American Idol reject and diminutive, bucktoothed Berkeley civil engineering student William Hung was supposed to be a laughingstock.
Instead immediately after his awful rendition of She Bangs, aired at the beginning of the season, America rushed to embrace him. Web sites and a fan base popped up out of nowhere, followed by the offer of a recording contract from Koch Records.
The album, Inspiration, a collection of pop standards warbled in a thick Chinese accent, debuted at number 34 on the Billboard top 200 and at number one on the Billboard independent album chart. It sold 40,000 copies in the first week and has since broken the 100,000 mark.
Pop culture history has never seen anything quite this. Hung - who was in Toronto on Sunday to sing Take Me Out To The Ball Game during the seventh inning of the Toronto Blue Jays-Texas Rangers game - has been held up as everything from a champion of the underdog to the poster boy for anti-Asian racism.
It's all a matter of perception, and our perceptions probably say more about us than they do about the Forrest Gumpish Hung, who sits in the eye of a pop culture hurricane, meeting his destiny with a crooked smile and a shrug.
Deftly skirting reporter's queries (with the guidance of his mom), he leaves the question of his involvement in the joke open-ended at a press conference in the Argonauts' dressing room in the Skydome. When asked about his singing talent, he replies, "No comment. I shouldn't be judging myself. Other people should judge me."
A deeper analysis of Hung's popularity calls for a little academic application, so I ring up Rob Thompson, professor of pop culture and director of the Center for the Study of Popular Television at Syracuse University. Hung couldn't have been just anyone, he observes. There's something special about him.

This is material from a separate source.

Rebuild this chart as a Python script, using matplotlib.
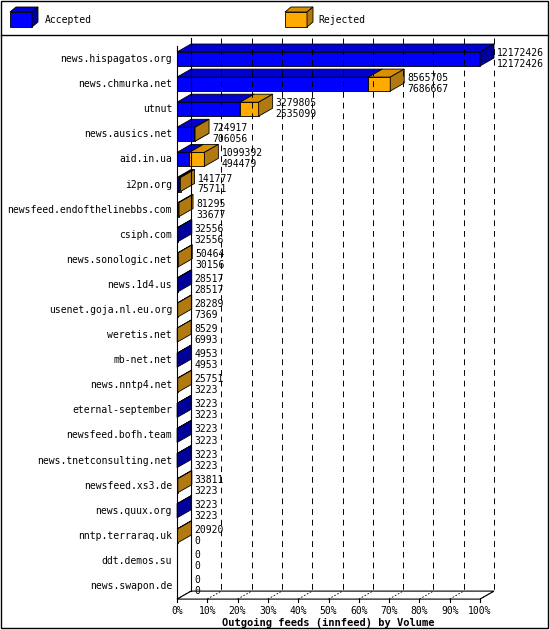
"""Outgoing feeds (innfeed) by volume, drawn as a pseudo-3D bar chart."""

import matplotlib
matplotlib.use("Agg")
import matplotlib.pyplot as plt
from matplotlib.patches import Polygon, Rectangle

HOSTS = [
    "news.hispagatos.org", "news.chmurka.net", "utnut", "news.ausics.net",
    "aid.in.ua", "i2pn.org", "newsfeed.endofthelinebbs.com", "csiph.com",
    "news.sonologic.net", "news.1d4.us", "usenet.goja.nl.eu.org", "weretis.net",
    "mb-net.net", "news.nntp4.net", "eternal-september", "newsfeed.bofh.team",
    "news.tnetconsulting.net", "newsfeed.xs3.de", "news.quux.org",
    "nntp.terraraq.uk", "ddt.demos.su", "news.swapon.de",
]
OFFERED = [12172426, 8565705, 3279805, 724917, 1099392, 141777, 81295, 32556,
           50464, 28517, 28289, 8529, 4953, 25751, 3223, 3223, 3223, 33811,
           3223, 20920, 0, 0]
ACCEPTED = [12172426, 7686667, 2535099, 706056, 494479, 75711, 33677, 32556,
            30156, 28517, 7369, 6993, 4953, 3223, 3223, 3223, 3223, 3223,
            3223, 0, 0, 0]
TICKS = list(range(0, 101, 10))

BLUE, BLUE_TOP, BLUE_SIDE = "#0000ff", "#0000d0", "#00009a"
ORANGE, ORANGE_TOP, ORANGE_SIDE = "#ffaa00", "#d89000", "#b07a10"

X0, X100 = 177, 480
DX, DY = 14, -8
ROW0, PITCH, HALF = 59, 25.1, 7
FONT = "DejaVu Sans Mono"

fig = plt.figure(figsize=(5.5, 6.3), dpi=100)
ax = fig.add_axes([0, 0, 1, 1])
ax.set_xlim(0, 550)
ax.set_ylim(630, 0)
ax.axis("off")


def xpos(pct):
    return X0 + (X100 - X0) * pct / 100.0


def box(x1, x2, yc, front, top, side):
    y1, y2 = yc - HALF, yc + HALF
    if x2 > x1:
        ax.add_patch(Rectangle((x1, y1), x2 - x1, y2 - y1, fc=front, ec="black", lw=0.6))
        ax.add_patch(Polygon([(x1, y1), (x1 + DX, y1 + DY), (x2 + DX, y1 + DY), (x2, y1)],
                             fc=top, ec="black", lw=0.6))
    ax.add_patch(Polygon([(x2, y1), (x2 + DX, y1 + DY), (x2 + DX, y2 + DY), (x2, y2)],
                         fc=side, ec="black", lw=0.6))


# frame and legend
ax.add_patch(Rectangle((1, 1), 547, 627, fc="white", ec="black", lw=1))
ax.plot([1, 548], [35, 35], color="black", lw=1)
for lx, tx, label, cols in [(10, 45, "Accepted", (BLUE, BLUE_TOP, BLUE_SIDE)),
                            (285, 318, "Rejected", (ORANGE, ORANGE_TOP, ORANGE_SIDE))]:
    ax.add_patch(Rectangle((lx, 12), 22, 15, fc=cols[0], ec="black", lw=0.6))
    ax.add_patch(Polygon([(lx, 12), (lx + 6, 7), (lx + 28, 7), (lx + 22, 12)], fc=cols[1], ec="black", lw=0.6))
    ax.add_patch(Polygon([(lx + 22, 12), (lx + 28, 7), (lx + 28, 22), (lx + 22, 27)], fc=cols[2], ec="black", lw=0.6))
    ax.text(tx, 20, label, fontsize=7, family=FONT, va="center")

n = len(HOSTS)
top = ROW0 - HALF + DY - 6
bottom = ROW0 + (n - 1) * PITCH + HALF + 6

# back wall grid and floor
ax.plot([X0 + DX, X0 + DX], [top, bottom + DY], color="black", lw=0.8)
for t in TICKS[1:]:
    gx = xpos(t) + DX
    ax.plot([gx, gx], [top, bottom + DY], color="black", lw=0.7, ls=(0, (6, 5)))
ax.plot([X0, X0], [top - DY, bottom], color="black", lw=0.8)
ax.add_patch(Polygon([(X0, bottom), (X0 + DX, bottom + DY), (X100 + DX, bottom + DY), (X100, bottom)],
                     fc="white", ec="black", lw=0.8))
for t in TICKS:
    tx = xpos(t)
    ax.plot([tx, tx + DX], [bottom, bottom + DY], color="black", lw=0.6, ls=(0, (2, 2)))
    ax.plot([tx, tx], [bottom, bottom + 3], color="black", lw=0.8)
    ax.text(tx, bottom + 12, f"{t}%", fontsize=7, family=FONT, ha="center", va="center")
ax.text((X0 + X100) / 2, bottom + 24, "Outgoing feeds (innfeed) by Volume", fontsize=7.5,
        family=FONT, weight="bold", ha="center", va="center")

vmax = max(OFFERED)
for i, (host, off, acc) in enumerate(zip(HOSTS, OFFERED, ACCEPTED)):
    yc = ROW0 + i * PITCH
    ax.text(X0 - 5, yc, host, fontsize=7, family=FONT, ha="right", va="center")
    xa = xpos(100.0 * acc / vmax)
    xo = xpos(100.0 * off / vmax)
    if off > 0:
        if off > acc:
            if xa - X0 >= 1:
                box(X0, xa, yc, BLUE, BLUE_TOP, BLUE_SIDE)
            box(xa, xo, yc, ORANGE, ORANGE_TOP, ORANGE_SIDE)
        else:
            box(X0, xa, yc, BLUE, BLUE_TOP, BLUE_SIDE)
    ex = xo + DX + 3
    ax.text(ex, yc - 6, f"{off}", fontsize=7, family=FONT, va="center")
    ax.text(ex, yc + 5, f"{acc}", fontsize=7, family=FONT, va="center")

fig.savefig("out.png", dpi=100)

"There are millions and millions of people who can sing and dance badly, but very few people can sing and dance badly as well as William Hung. He is really good at being really bad."
It's pleasantly "ridiculous," says Thompson. "I'd say William Hung is better at being bad than the winner of the competition is at being good."
Of course, Hung is a product of the age of irony. But this will take him only so far. As Thompson points out, the purpose of ironic consumption is feeling superior. "We consume with tongue in cheek and elbow in rib to demonstrate how smart we are and that we know better than to really like this stuff." But once everybody is in on the joke, it's no longer funny. "That's why the objects of ironic consumption these days have shelf lives similar to that of a carton of milk. It's only fun to be ironic if there are people taking the joke seriously."
And, yes, of course Hung's success is due in part to racist stereotypes. Nobody with any sense can deny that. Hung is the proverbial stereotype of the Asian geek. "The early episodes of American Idol pulled an awful lot of laughs out of the racial stereotype game, and I'm surprised there hasn't been more outrage about it," says Thompson.
He also observes that Hung is totally punk. More so, in fact, than the original punks, who were clearly defining themselves in opposition to recording industry traditions. But that only goes so far, because we have to remember where he came from - American Idol.
By accident or design, he is a joke, a racial stereotype, an unlikely, heartwarming fairy tale and a punk rocker, depending on how we choose to see him - all very confusing to those who booed him when he came out during the seventh inning on Sunday afternoon. After all, what's the point of ridiculing someone who's just going to shrug it off and start singing Take Me Out To The Ball Game?